"DALIE LAMA" said a poster on one of the fleet of sleek, air-conditioned buses in which the Chinese embassy ferried its delegates to the Olympic torch run, with 'LIE' highlighted in red. For many media footsoldiers, however, watching these flag-waving Chinese getting easy entry into the fortress that was Rajpath (while they remonstrated with paranoid cops refusing to honour their media accreditation cards), it was the event itself that was the lie.
"It passed off peacefully," was the relieved official verdict. But it was the peace of the graveyard, enforced by more stringent security than ever witnessed at a Delhi venue. As we watched from a hard-won viewing post in the middle of "Ground Zero", the acres of green between Vijay Chowk and India Gate were efficiently cleansed. Two hours before the relay, the Delhi Metro workers, students, tourists, government employees hanging about waiting for a glimpse of Saif and Aamir, were all "disappeared" by cops into the radial roads around Rajpath.
And so, when the torchbearers arrived to position themselves on the 2.5 km route, waiting for their 30 metres of fame, their audience consisted of hordes of cops, straggly clumps of media and orderly rows of flag-waving Chinese. A thin, polite assemblage of dignitaries and schoolchildren waited at India Gate. While there were enough faces to make TV screens look busy, the impression, on the ground, was of an almost surreal sterility, barely relieved by uniforms, OB vans, police jeeps, cameras, and vehicles draped with Olympic flags.
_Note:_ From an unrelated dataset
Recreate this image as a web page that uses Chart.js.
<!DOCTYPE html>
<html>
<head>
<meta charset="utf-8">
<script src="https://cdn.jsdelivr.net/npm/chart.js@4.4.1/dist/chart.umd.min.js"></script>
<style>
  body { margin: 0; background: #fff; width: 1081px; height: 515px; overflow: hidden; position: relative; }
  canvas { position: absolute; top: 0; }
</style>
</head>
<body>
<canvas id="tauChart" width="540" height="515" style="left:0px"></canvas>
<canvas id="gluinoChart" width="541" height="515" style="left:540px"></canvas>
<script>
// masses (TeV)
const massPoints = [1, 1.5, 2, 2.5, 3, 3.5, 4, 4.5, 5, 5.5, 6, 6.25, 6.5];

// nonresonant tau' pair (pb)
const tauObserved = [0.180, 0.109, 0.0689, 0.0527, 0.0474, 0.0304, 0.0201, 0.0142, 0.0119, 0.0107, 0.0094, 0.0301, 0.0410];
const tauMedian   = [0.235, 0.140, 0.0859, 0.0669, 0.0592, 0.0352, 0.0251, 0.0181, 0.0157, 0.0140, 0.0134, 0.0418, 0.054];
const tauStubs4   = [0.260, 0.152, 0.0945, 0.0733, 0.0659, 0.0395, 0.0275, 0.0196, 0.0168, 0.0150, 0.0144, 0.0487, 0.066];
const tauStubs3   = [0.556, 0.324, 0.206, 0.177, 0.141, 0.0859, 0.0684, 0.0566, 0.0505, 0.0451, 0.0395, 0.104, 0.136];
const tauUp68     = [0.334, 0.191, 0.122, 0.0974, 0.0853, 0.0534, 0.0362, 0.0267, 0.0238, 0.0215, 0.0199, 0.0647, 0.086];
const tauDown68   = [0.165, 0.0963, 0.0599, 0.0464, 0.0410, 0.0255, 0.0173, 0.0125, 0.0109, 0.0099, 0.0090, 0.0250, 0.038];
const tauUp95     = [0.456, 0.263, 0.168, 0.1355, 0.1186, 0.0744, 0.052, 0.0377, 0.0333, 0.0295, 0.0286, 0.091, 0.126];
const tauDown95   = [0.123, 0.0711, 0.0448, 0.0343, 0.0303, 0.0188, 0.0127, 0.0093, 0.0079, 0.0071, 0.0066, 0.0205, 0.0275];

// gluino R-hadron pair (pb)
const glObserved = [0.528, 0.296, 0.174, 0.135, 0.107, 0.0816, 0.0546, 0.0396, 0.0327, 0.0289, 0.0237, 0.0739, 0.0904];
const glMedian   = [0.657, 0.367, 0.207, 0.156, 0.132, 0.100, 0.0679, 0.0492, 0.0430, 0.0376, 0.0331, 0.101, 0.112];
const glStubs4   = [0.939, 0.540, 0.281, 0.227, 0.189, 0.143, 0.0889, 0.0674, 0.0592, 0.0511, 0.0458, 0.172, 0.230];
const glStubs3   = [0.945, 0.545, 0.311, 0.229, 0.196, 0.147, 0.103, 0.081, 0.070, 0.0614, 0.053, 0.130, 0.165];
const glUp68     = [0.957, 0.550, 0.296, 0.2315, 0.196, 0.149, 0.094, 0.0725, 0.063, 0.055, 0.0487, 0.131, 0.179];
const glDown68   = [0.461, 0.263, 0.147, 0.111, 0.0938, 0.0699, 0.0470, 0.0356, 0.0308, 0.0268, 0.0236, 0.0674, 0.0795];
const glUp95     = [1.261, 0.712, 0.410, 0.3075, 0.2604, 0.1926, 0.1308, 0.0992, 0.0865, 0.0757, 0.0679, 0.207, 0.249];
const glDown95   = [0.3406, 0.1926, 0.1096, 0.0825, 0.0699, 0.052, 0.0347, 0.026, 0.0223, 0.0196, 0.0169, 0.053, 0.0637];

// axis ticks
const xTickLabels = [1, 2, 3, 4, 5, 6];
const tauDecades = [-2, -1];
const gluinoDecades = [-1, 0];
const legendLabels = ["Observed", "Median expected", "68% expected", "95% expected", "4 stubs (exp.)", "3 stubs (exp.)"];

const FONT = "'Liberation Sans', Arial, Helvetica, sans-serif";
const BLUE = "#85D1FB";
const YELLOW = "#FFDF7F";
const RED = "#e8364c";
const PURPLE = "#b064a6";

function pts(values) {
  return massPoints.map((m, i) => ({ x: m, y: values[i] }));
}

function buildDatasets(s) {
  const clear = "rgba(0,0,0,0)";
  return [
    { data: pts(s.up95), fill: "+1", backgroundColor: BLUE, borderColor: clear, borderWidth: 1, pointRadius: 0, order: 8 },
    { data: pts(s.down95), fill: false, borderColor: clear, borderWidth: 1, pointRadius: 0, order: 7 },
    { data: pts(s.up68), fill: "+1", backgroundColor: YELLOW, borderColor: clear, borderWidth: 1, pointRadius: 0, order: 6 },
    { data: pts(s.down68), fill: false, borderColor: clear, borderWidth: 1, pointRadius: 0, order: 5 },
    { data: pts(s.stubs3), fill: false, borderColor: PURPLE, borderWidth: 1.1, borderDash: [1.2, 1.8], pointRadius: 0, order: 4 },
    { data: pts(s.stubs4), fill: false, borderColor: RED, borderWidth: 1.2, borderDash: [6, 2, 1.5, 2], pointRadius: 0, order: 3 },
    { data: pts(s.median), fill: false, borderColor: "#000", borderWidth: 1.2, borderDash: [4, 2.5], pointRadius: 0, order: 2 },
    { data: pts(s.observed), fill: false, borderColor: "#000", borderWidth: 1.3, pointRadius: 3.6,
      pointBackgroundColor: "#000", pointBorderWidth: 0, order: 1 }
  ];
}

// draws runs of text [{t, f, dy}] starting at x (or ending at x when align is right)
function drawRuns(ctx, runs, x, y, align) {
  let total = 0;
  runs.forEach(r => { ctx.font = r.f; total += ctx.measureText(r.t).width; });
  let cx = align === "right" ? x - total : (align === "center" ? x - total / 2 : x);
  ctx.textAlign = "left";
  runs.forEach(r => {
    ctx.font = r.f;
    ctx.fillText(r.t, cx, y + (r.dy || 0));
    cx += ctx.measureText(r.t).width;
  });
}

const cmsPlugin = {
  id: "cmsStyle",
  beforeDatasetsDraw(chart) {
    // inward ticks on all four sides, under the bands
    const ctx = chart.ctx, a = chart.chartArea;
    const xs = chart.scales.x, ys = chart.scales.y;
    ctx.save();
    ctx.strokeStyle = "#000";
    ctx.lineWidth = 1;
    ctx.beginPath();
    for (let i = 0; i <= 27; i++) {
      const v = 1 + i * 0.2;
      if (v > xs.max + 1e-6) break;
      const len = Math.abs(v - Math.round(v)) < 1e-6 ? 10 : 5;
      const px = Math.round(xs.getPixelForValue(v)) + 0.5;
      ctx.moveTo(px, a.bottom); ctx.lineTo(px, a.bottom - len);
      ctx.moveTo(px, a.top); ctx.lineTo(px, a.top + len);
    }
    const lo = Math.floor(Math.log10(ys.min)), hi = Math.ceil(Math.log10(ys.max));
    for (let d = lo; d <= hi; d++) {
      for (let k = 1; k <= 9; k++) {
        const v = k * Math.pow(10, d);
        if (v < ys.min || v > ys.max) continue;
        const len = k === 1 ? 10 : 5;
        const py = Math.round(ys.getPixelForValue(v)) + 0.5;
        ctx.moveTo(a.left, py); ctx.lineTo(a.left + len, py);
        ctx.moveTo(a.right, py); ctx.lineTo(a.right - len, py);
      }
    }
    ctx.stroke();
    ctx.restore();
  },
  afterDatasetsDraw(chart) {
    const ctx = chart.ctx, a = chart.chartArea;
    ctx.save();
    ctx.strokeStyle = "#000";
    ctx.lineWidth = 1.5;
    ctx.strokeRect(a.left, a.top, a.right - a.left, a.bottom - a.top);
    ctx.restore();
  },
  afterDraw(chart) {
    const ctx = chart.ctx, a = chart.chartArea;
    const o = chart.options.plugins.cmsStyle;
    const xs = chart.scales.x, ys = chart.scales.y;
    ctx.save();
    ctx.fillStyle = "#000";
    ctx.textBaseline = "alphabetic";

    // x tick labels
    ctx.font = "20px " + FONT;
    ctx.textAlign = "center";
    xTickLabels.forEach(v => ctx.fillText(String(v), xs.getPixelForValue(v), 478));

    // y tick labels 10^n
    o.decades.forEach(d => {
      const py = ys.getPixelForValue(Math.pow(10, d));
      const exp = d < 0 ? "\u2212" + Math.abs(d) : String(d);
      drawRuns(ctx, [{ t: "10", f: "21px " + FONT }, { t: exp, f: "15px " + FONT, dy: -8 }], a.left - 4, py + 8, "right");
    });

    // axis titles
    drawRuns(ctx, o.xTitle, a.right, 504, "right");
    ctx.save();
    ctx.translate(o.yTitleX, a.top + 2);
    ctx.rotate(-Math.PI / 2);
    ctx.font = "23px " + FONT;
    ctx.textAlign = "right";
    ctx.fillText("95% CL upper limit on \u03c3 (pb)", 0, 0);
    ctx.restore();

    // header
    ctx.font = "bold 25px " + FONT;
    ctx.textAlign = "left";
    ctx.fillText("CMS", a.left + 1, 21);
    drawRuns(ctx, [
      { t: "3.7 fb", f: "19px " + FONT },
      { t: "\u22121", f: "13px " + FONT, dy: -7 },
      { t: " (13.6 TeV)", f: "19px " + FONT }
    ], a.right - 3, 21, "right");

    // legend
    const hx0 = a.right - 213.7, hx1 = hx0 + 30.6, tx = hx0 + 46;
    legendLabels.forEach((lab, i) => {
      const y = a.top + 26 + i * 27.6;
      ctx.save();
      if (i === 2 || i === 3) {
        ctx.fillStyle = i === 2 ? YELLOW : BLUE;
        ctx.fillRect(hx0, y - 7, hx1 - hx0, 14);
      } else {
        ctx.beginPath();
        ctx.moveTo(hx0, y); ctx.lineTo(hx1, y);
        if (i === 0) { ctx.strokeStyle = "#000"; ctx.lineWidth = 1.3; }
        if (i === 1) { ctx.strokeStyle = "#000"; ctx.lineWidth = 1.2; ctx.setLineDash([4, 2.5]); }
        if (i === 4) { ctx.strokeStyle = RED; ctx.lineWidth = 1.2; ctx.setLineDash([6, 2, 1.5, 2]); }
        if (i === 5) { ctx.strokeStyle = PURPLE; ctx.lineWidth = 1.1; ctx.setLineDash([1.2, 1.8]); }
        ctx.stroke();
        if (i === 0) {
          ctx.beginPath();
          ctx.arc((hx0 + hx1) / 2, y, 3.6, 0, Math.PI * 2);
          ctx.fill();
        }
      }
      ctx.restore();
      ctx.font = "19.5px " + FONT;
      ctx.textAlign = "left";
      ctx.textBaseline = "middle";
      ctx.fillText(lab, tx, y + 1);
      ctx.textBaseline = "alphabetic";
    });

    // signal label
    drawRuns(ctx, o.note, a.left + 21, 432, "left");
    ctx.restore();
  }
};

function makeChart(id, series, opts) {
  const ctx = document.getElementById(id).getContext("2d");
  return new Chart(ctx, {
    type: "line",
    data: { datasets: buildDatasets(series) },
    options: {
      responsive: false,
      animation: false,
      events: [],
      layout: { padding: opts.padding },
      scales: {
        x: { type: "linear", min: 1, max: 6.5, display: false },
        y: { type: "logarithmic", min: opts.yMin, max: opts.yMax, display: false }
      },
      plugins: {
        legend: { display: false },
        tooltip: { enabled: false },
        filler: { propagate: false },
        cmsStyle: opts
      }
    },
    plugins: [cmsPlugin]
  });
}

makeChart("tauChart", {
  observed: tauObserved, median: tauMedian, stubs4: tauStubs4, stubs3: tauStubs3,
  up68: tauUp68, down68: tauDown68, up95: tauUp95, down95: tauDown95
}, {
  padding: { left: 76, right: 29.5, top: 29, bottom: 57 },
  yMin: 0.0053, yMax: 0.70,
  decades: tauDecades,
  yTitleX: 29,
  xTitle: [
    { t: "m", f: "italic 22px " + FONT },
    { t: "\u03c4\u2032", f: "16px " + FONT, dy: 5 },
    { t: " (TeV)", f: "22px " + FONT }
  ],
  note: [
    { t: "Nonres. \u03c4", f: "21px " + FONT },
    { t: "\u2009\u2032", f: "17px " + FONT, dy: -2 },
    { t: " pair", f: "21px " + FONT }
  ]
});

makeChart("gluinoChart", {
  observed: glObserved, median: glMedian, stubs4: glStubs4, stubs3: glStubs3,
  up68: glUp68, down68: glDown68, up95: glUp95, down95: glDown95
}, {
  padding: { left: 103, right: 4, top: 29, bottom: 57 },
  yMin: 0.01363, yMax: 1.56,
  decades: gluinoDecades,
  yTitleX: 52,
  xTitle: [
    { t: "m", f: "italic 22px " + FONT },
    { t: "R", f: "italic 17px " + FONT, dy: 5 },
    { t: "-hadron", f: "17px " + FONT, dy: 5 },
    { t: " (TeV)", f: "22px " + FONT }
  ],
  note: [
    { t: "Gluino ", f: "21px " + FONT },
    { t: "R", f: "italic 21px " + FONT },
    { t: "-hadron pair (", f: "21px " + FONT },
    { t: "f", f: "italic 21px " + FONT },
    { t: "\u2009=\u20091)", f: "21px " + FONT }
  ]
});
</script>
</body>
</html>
Commercial sponsors tried to dress up the scene with banners, buntings and T-shirts. But the gaiety of pom-pom girls gyrating to tinny music for impassive cops was a forced one. The torchbearer positioned closest to us was alas, not Saif, but the Chinese consul-general from Mumbai. At some point, a flame changed hands, but with Chinese minders and Delhi policemen in newly issued faux-athletic tracksuits surrounding it, it was hard to get the full measure of this moment of Olympic glory, even from a few yards away.
A few kilometres away, however, at Raj Ghat and Jantar Mantar, and at many spaces in between, a noisy festival, infused with colour, chaos and even the phraseology ("zindabads", "murdabads", "halla bols" and "saath dos" chanted in Tibetan-accented Hindi) of Indian democracy had been playing out all day. Of all the national journeys that the Olympic torch has been on during its 2008 run, its brief Indian one is extraordinary for the sheer contrast it generated between a show of state power driven by the implacable might of the Chinese state, and the desperate, energised demonstration of people power by the largest Tibetan refugee community in any one country.
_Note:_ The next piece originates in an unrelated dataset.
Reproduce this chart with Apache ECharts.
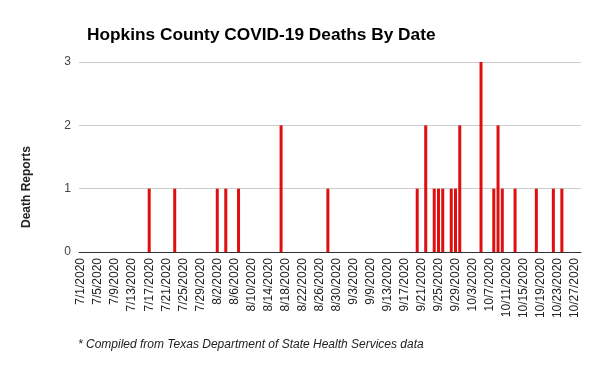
<!DOCTYPE html>
<html>
<head>
<meta charset="utf-8">
<script src="https://cdn.jsdelivr.net/npm/echarts@6/dist/echarts.min.js"></script>
<style>
html,body{margin:0;padding:0;background:#fff;}
#chart{width:600px;height:371px;}
</style>
</head>
<body>
<div id="chart"></div>
<script>
const categories = [
 "7/1/2020","7/2/2020","7/3/2020","7/4/2020","7/5/2020","7/6/2020","7/7/2020","7/8/2020","7/9/2020","7/10/2020",
 "7/11/2020","7/12/2020","7/13/2020","7/14/2020","7/15/2020","7/16/2020","7/17/2020","7/18/2020","7/19/2020","7/20/2020",
 "7/21/2020","7/22/2020","7/23/2020","7/24/2020","7/25/2020","7/26/2020","7/27/2020","7/28/2020","7/29/2020","7/30/2020",
 "7/31/2020","8/1/2020","8/2/2020","8/3/2020","8/4/2020","8/5/2020","8/6/2020","8/7/2020","8/8/2020","8/9/2020",
 "8/10/2020","8/11/2020","8/12/2020","8/13/2020","8/14/2020","8/15/2020","8/16/2020","8/17/2020","8/18/2020","8/19/2020",
 "8/20/2020","8/21/2020","8/22/2020","8/23/2020","8/24/2020","8/25/2020","8/26/2020","8/27/2020","8/28/2020","8/29/2020",
 "8/30/2020","8/31/2020","9/1/2020","9/2/2020","9/3/2020","9/4/2020","9/5/2020","9/8/2020","9/9/2020","9/10/2020",
 "9/11/2020","9/12/2020","9/13/2020","9/14/2020","9/15/2020","9/16/2020","9/17/2020","9/18/2020","9/19/2020","9/20/2020",
 "9/21/2020","9/22/2020","9/23/2020","9/24/2020","9/25/2020","9/26/2020","9/27/2020","9/28/2020","9/29/2020","9/30/2020",
 "10/1/2020","10/2/2020","10/3/2020","10/4/2020","10/5/2020","10/6/2020","10/7/2020","10/8/2020","10/9/2020","10/10/2020",
 "10/11/2020","10/12/2020","10/13/2020","10/14/2020","10/15/2020","10/16/2020","10/17/2020","10/18/2020","10/19/2020","10/20/2020",
 "10/21/2020","10/22/2020","10/23/2020","10/24/2020","10/25/2020","10/26/2020","10/27/2020","10/28/2020"
];
const deathDates = ["7/17/2020","7/23/2020","8/2/2020","8/4/2020","8/7/2020","8/17/2020","8/28/2020",
 "9/20/2020","9/22/2020","9/24/2020","9/25/2020","9/26/2020","9/28/2020","9/29/2020","9/30/2020",
 "10/5/2020","10/8/2020","10/9/2020","10/10/2020","10/13/2020","10/18/2020","10/22/2020","10/24/2020"];
const deathCounts = [1,1,1,1,1,2,1, 1,2,1,1,1,1,1,2, 3,1,2,1,1,1,1,1];
const yTicks = [0,1,2,3];

const lookup = {};
deathDates.forEach((d,i)=>{ lookup[d] = deathCounts[i]; });
const seriesData = categories.map(c => (c in lookup) ? lookup[c] : 0);

const chart = echarts.init(document.getElementById('chart'), null, {renderer:'canvas'});
chart.setOption({
  animation: false,
  backgroundColor: '#ffffff',
  title: {
    text: 'Hopkins County COVID-19 Deaths By Date',
    left: 82,
    top: 22,
    textStyle: {fontFamily: 'Liberation Sans, Arial, sans-serif', fontSize: 17.3, fontWeight: 'bold', color: '#000'}
  },
  grid: {left: 79, right: 19, top: 62, bottom: 119, containLabel: false},
  xAxis: {
    type: 'category',
    data: categories,
    boundaryGap: true,
    axisLine: {lineStyle: {color: '#333', width: 1}},
    axisTick: {show: false},
    axisLabel: {
      interval: 3,
      rotate: 90,
      margin: 6,
      color: '#222',
      fontFamily: 'Liberation Sans, Arial, sans-serif',
      fontSize: 12
    }
  },
  yAxis: {
    type: 'value',
    min: yTicks[0],
    max: yTicks[yTicks.length-1],
    interval: 1,
    axisLine: {show: false},
    axisTick: {show: false},
    splitLine: {lineStyle: {color: '#cccccc', width: 1}},
    axisLabel: {
      color: '#444',
      margin: 8,
      fontFamily: 'Liberation Sans, Arial, sans-serif',
      fontSize: 12
    }
  },
  graphic: [
    {
      type: 'text',
      x: 27, y: 187,
      rotation: Math.PI/2,
      style: {
        text: 'Death Reports',
        fontFamily: 'Liberation Sans, Arial, sans-serif',
        fontSize: 12, fontWeight: 'bold',
        fill: '#222',
        align: 'center', verticalAlign: 'middle'
      }
    },
    {
      type: 'text',
      x: 78, y: 345,
      style: {
        text: '* Compiled from Texas Department of State Health Services data',
        fontFamily: 'Liberation Sans, Arial, sans-serif',
        fontSize: 12, fontStyle: 'italic',
        fill: '#222',
        align: 'left', verticalAlign: 'middle'
      }
    }
  ],
  series: [{
    type: 'bar',
    data: seriesData,
    barWidth: 3,
    itemStyle: {color: '#e00e0e'}
  }]
});
</script>
</body>
</html>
Undaunted by the absence of celebrities—apart from the odd politician of socialist hue—and determined to make April 17, '08, memorable in their own way, the Tibetans ploughed on with their alternative torch rally. Their torch was the traditional Tibetan butter lamp, and unlike the official torch, which remained unmolested on its brief, sanitised journey through Delhi, from airport to five-star suite to ceremonial boulevard, this one went back and forth between protesters and police. When it disappeared, three or four new torches emerged, and took the flame forward. Where was the indomitable Olympic spirit, one wondered—out there in the official parade ground, or here on the street?